Tuesday, June 18, 2013

18/6/2013: The Size of the Eurotanic's Bad Assets Iceberg?

Europe's Non-Performing and Doddgy Banking Assets are a Mount Everest-sized iceberg that no analyst in the Commission or the IMF or the BIS or the ECB or any National Central Bank or... ok, keep inserting official sources, is capable of recognising or estimating.

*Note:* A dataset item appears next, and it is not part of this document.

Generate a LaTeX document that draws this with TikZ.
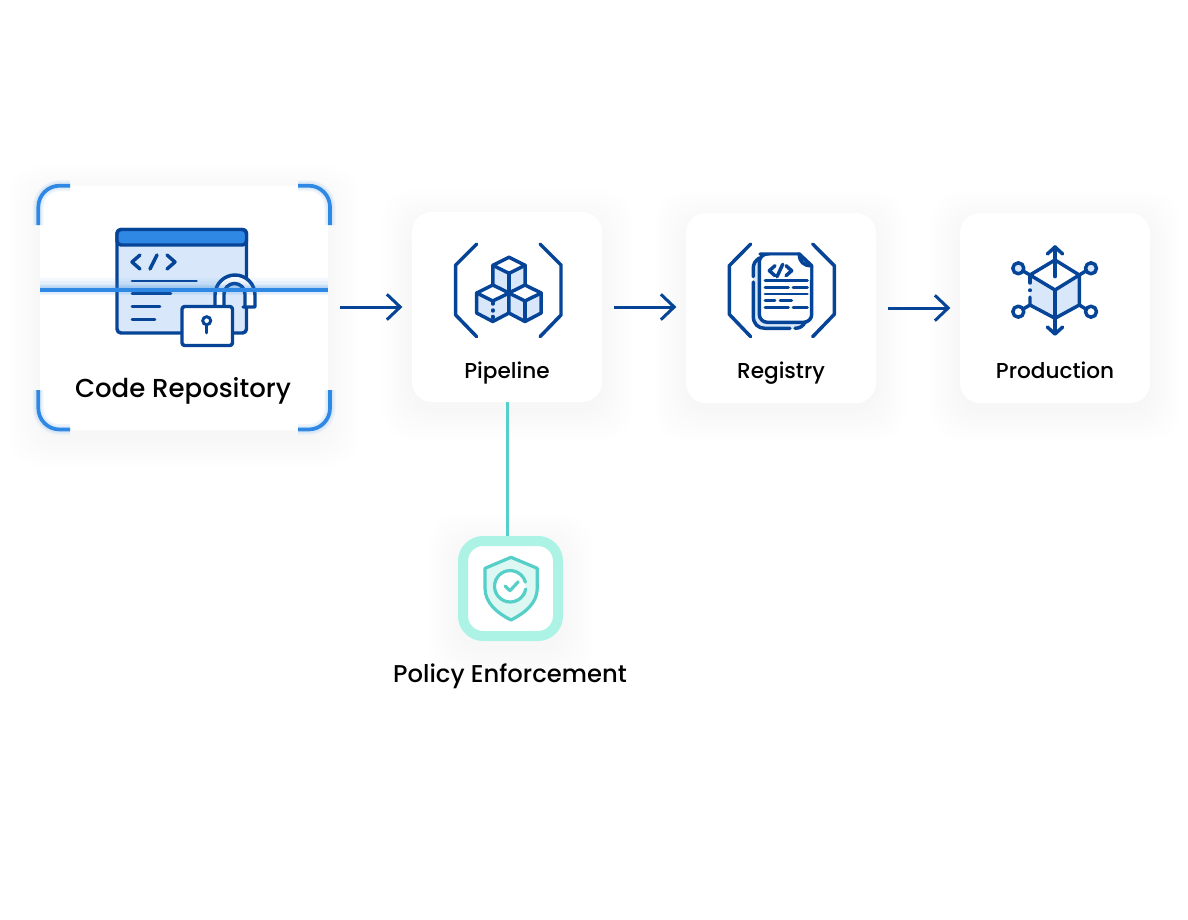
\documentclass[tikz,border=0pt]{standalone}
\usepackage{fontspec}
\setmainfont{Poppins}[UprightFont=* Medium]
\usetikzlibrary{arrows.meta}
\definecolor{navy}{HTML}{064497}
\definecolor{paleblue}{HTML}{D8E8FA}
\definecolor{scanblue}{HTML}{2F88E3}
\definecolor{teal}{HTML}{55CFC8}
\definecolor{mint}{HTML}{ADF3E5}
\definecolor{palemint}{HTML}{DDF7F3}
\tikzset{
  card/.style={fill=white,rounded corners=15pt,inner sep=0pt,minimum width=142.5pt,minimum height=142.5pt},
  cardlabel/.style={inner sep=0pt,anchor=base,font=\fontsize{16.2}{18}\selectfont},
  ico/.style={draw=navy,line width=2.6pt,line join=round,line cap=round},
  thinico/.style={draw=navy,line width=2.2pt,line cap=round},
  flow/.style={draw=navy,line width=2.25pt,-{Straight Barb[length=10pt,width=19pt,line width=2.25pt]},shorten <=9pt,shorten >=7pt},
  scan/.style={draw=scanblue,line width=2.8pt},
  tealline/.style={draw=teal,line width=2.4pt,line join=round,line cap=round}
}
\newcommand{\softshadow}[4]{
  \foreach \s in {2,6,...,30} {
    \fill[black,opacity=.0025,rounded corners=22pt] ({#1-\s},{#2-\s+8}) rectangle ({#3+\s},{#4+\s+8});
  }
}
\newcommand{\glowstroke}[1]{
  \foreach \w in {8,5.5} {\draw[scan,line width=\w pt,opacity=.08] #1;}
  \draw[scan] #1;
}
\newcommand{\cubeicon}[2]{
  \fill[paleblue] (#1-16.2,#2+8) -- (#1,#2+16) -- (#1+16.2,#2+8) -- (#1+16.2,#2+28) -- (#1,#2+36.5) -- (#1-16.2,#2+28) -- cycle;
  \draw[ico,fill=white] (#1,#2) -- (#1+16.2,#2+8) -- (#1,#2+16) -- (#1-16.2,#2+8) -- cycle;
  \draw[ico] (#1-16.2,#2+8) -- (#1-16.2,#2+28) -- (#1,#2+36.5) -- (#1+16.2,#2+28) -- (#1+16.2,#2+8);
}
\begin{document}
\begin{tikzpicture}[x=.75pt,y=-.75pt]
  \useasboundingbox (0,0) rectangle (1188,920);
  \softshadow{40}{186}{328}{430}
  \softshadow{412}{212}{602}{402}
  \softshadow{686}{213}{876}{403}
  \softshadow{960}{213}{1150}{403}
  \softshadow{458}{536}{563}{641}
  \node[card,minimum width=216pt,minimum height=183pt] (code) at (184,308) {};
  \node[card] (pipeline) at (507,307) {};
  \node[card] (registry) at (781,308) {};
  \node[card] (production) at (1055,308) {};
  \node[draw=mint,fill=white,line width=7.5pt,rounded corners=15pt,minimum size=71.25pt,inner sep=0pt] (policy) at (510.5,588.5) {};
  \node[cardlabel,font=\fontsize{19.5}{22}\selectfont] (codelabel) at (183,397) {Code Repository};
  \node[cardlabel] (pipelinelabel) at (507,378) {Pipeline};
  \node[cardlabel] (registrylabel) at (781,378) {Registry};
  \node[cardlabel] (productionlabel) at (1055,378) {Production};
  \node[cardlabel,font=\fontsize{18.2}{20}\selectfont] (policylabel) at (510,682) {Policy Enforcement};
  \draw[flow] (code.east |- pipeline.west) -- (pipeline.west);
  \draw[flow] (pipeline.east) -- (pipeline.east -| registry.west);
  \draw[flow] (registry.east) -- (production.west);
  \draw[draw=teal,line width=2.25pt] (pipeline.south) -- (pipeline.south |- policy.north);

  \draw[ico,fill=paleblue,rounded corners=3pt] (117,229.5) rectangle (246.5,333);
  \draw[ico,fill=scanblue,rounded corners=3pt] (117,229.5) -- (246.5,229.5) -- (246.5,245) -- (117,245) -- cycle;
  \draw[ico] (140,255) -- (132,262) -- (140,269);
  \draw[ico] (157,255) -- (150,269);
  \draw[ico] (167,255) -- (175,262) -- (167,269);
  \draw[thinico] (132,281) -- (196.5,281);
  \draw[thinico] (132,293.7) -- (171,293.7);
  \draw[thinico] (132,306.7) -- (160,306.7);
  \draw[thinico] (132,319.3) -- (155,319.3);
  \fill[white] (215,307) -- (215,295) arc[start angle=180,end angle=360,radius=20] -- (255,307) -- cycle;
  \fill[paleblue] (224,307) -- (224,294) arc[start angle=180,end angle=360,radius=10.5] -- (245,307) -- cycle;
  \draw[ico] (215,305) -- (215,295) arc[start angle=180,end angle=360,radius=20] -- (255,307) -- (243,307);
  \draw[ico] (224,305) -- (224,294) arc[start angle=180,end angle=360,radius=10.5] -- (245,307);
  \draw[ico,fill=white,rounded corners=2pt] (182,306.5) rectangle (232.5,345.5);
  \draw[thinico] (206.7,320.7) circle (4);
  \draw[thinico] (206.7,325) -- (206.7,333);
  \foreach \h in {3,6,9,12} {\fill[scanblue,opacity=.06] (40,{290-\h}) rectangle (328,290);}
  \glowstroke{(40,290) -- (328,290)}
  \glowstroke{(38.3,225) [rounded corners=16pt] -- (38.3,185.7) -- (70,185.7)}
  \glowstroke{(330,225) [rounded corners=16pt] -- (330,185.7) -- (298,185.7)}
  \glowstroke{(38.3,390) [rounded corners=16pt] -- (38.3,429.5) -- (70,429.5)}
  \glowstroke{(330,390) [rounded corners=16pt] -- (330,429.5) -- (298,429.5)}

  \draw[ico] (476.7,244) -- (455.7,265) -- (455.7,315) -- (476.7,336.7);
  \draw[ico] (540,244) -- (561,265) -- (561,315) -- (540,336.7);
  \cubeicon{509}{257.3}
  \cubeicon{492.8}{285}
  \cubeicon{525}{285}
  \draw[ico] (509,273) -- (509,290);
  \draw[ico] (492.8,301) -- (492.8,304);
  \draw[ico] (492.8,310) -- (492.8,311);
  \draw[ico] (492.8,316.5) -- (492.8,318);
  \draw[ico] (525,301) -- (525,320);

  \draw[ico] (750.7,244) -- (729.3,265.7) -- (729.3,314.3) -- (750.7,336.7);
  \draw[ico] (812.7,244) -- (834.3,265.7) -- (834.3,314.3) -- (812.7,336.7);
  \fill[paleblue,rounded corners=6pt] (753.3,258) rectangle (806,328.3);
  \draw[ico] (759.3,258) .. controls (755,261) and (753.3,264) .. (753.3,268) -- (753.3,276.7);
  \draw[ico] (753.3,282) -- (753.3,316) .. controls (753.3,324) and (758,328.3) .. (765,328.3) -- (790,328.3);
  \draw[ico] (795,328.3) .. controls (800,328.3) and (803,326) .. (805,322.3);
  \draw[ico,fill=white,rounded corners=6pt] (799.3,254) -- (768,254) -- (759.3,254) -- (759.3,322.3) -- (811.7,322.3) -- (811.7,265.7);
  \fill[white] (770,255.5) -- (799,255.5) -- (810,266) -- (810,280) -- (770,280) -- cycle;
  \draw[ico,fill=paleblue] (799.3,254) -- (811.7,265.7) .. controls (804,266) and (799.3,262) .. (799.3,254) -- cycle;
  \draw[ico] (775,265.7) -- (769.3,270.7) -- (775,275.7);
  \draw[ico] (782.7,264.3) -- (777,276.7);
  \draw[ico] (786,265.7) -- (791.7,270.7) -- (786,275.7);
  \draw[thinico] (765,280.7) -- (807.3,280.7);
  \draw[thinico] (765,287.3) -- (788.3,287.3);
  \draw[thinico] (793,287.3) -- (807.3,287.3);
  \draw[thinico] (765,294) -- (807.3,294);
  \draw[thinico] (765,300.7) -- (775,300.7);
  \draw[thinico] (780,300.7) -- (791.7,300.7);
  \draw[thinico] (765,307.3) -- (788.3,307.3);
  \draw[thinico] (793,307.3) -- (807.3,307.3);

  \fill[paleblue] (1030,275) -- (1055,290) -- (1079.3,275) -- (1079.3,305) -- (1055,318.3) -- (1030,305) -- cycle;
  \draw[ico] (1030,275) -- (1055,260) -- (1079.3,275) -- (1055,290) -- cycle;
  \draw[ico] (1079.3,275) -- (1079.3,305) -- (1055,318.3) -- (1030,305) -- (1030,297);
  \draw[ico] (1030,275) -- (1030,283);
  \draw[ico] (1030,290) -- (1030,290.5);
  \draw[ico] (1055,290) -- (1055,333.5);
  \draw[ico] (1055,276.7) -- (1055,247);
  \draw[ico] (1047.3,254) -- (1055,247) -- (1062.7,254);
  \draw[ico] (1047.3,327) -- (1055,334) -- (1062.7,327);
  \draw[ico] (1024,271.5) -- (1030,275);
  \draw[ico] (1085,271.5) -- (1079.3,275);
  \draw[ico] (1024,308.5) -- (1030,305);
  \draw[ico] (1085,308.5) -- (1079.3,305);
  \draw[ico,fill=paleblue] (1018.3,268.3) circle (5.5);
  \draw[ico,fill=paleblue] (1091,268.3) circle (5.5);
  \draw[ico,fill=white] (1018.3,311.7) circle (5.5);
  \draw[ico,fill=white] (1091,311.7) circle (5.5);

  \draw[tealline,fill=palemint] (511,557.3) -- (537.3,568.3) -- (537.3,588) .. controls (537.3,603) and (525,613) .. (511,620) .. controls (497,613) and (485,603) .. (485,588) -- (485,568.3) -- cycle;
  \fill[white] (510,586) circle (15.7);
  \draw[tealline] (525.7,589) arc[start angle=10,end angle=345,radius=15.7];
  \draw[tealline] (505,586) -- (510,590.7) -- (518.3,581.7);
\end{tikzpicture}
\end{document}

Thankfully, here's a handy range:

1) Courtesy of the ZeroHedge: http://www.zerohedge.com/news/2013-05-17/europes-eur-500-billion-ticking-npltime-bomb the Eurotanic is heading straight into a EUR500bn chunk of ice.
2) Courtesy of Les Echos, it's EUR1,000bn: http://www.lesechos.fr/entreprises-secteurs/finance-marches/actu/0202834793278-une-bombe-de-1-000-milliards-d-euros-pour-les-contribuables-europeens-576506.php and that's just for 'bad banks'.
3) My own view - the number is well ahead of both. This is a consistent view expressed as early back as, for example, http://trueeconomics.blogspot.ie/2010/05/economics-16052010-eu-on-brink.html and even earlier. Euro area will require some EUR3 trillion in monetary 'assistance' of permanent (or very long-term) nature. The drivers for this are: (a) legacy bad and poor quality assets, (b) stagnation-induced corrections yet to come, and (c) interest rates and ECB exit-induced household and corporate insolvencies crunch looming on the horizon.